This paper addresses the problem of robotic cutting during disassembly of products for materials separation and recycling. Waste handling applications differ from milling in manufacturing processes, as they engender considerable variety and uncertainty in the parameters (e.g. hardness) of materials which the robot must cut. To address this challenge, we propose a learning-based approach incorporating elements of interaction control, in which the robot can adapt key parameters, such as feed rate, depth of cut, and mechanical compliance during task execution. We show how a mathematical model of cutting mechanics, embedded in a simulation environment, can be used to rapidly train the system without needing large amounts of data from physical cutting trials.
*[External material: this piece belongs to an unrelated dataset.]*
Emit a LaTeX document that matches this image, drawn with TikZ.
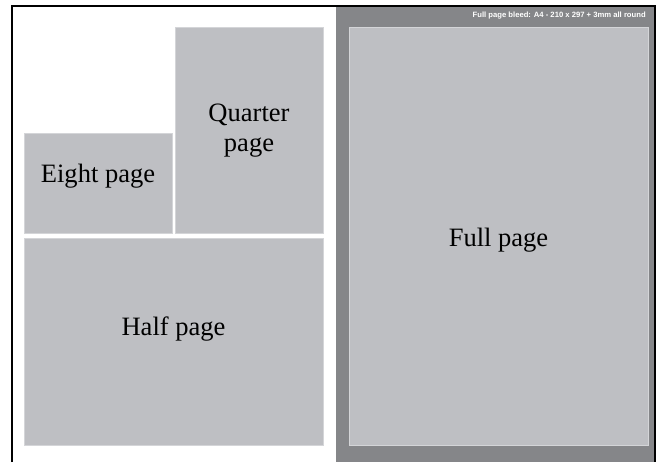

The simulation approach was validated on a real robot setup based on four case study materials with varying structural and mechanical properties. We demonstrate the proposed method minimises process force and path deviations to a level similar to offline optimal planning methods, while the average time to complete a cutting task is within 25% of the optimum, at the expense of reduced volume of material removed per pass. A key advantage of our approach over similar works is that no prior knowledge about the material is required.

翻译：本文研究了产品拆解过程中用于材料分离与回收的机器人切割问题。废弃物处理应用与制造过程中的铣削不同，因为其加工材料参数（例如硬度）存在显著多样性和不确定性。为应对这一挑战，我们提出了一种融合交互控制要素的基于学习的方法，使机器人能够在任务执行过程中自适应调整关键参数，如进给速度、切削深度及机械柔顺性。我们展示了如何利用嵌入仿真环境的切削力学数学模型，无需大量物理切削试验数据即可快速训练系统。基于四种具有不同结构与力学特性的案例材料，在真实机器人平台上验证了该仿真方法。实验表明，所提方法能将过程力和路径偏差最小化到与离线最优规划方法相近的水平，同时完成切割任务的平均时间在最优值的25%以内，但代价是单次材料去除量减少。与同类研究相比，本方法的关键优势在于无需预先了解材料特性。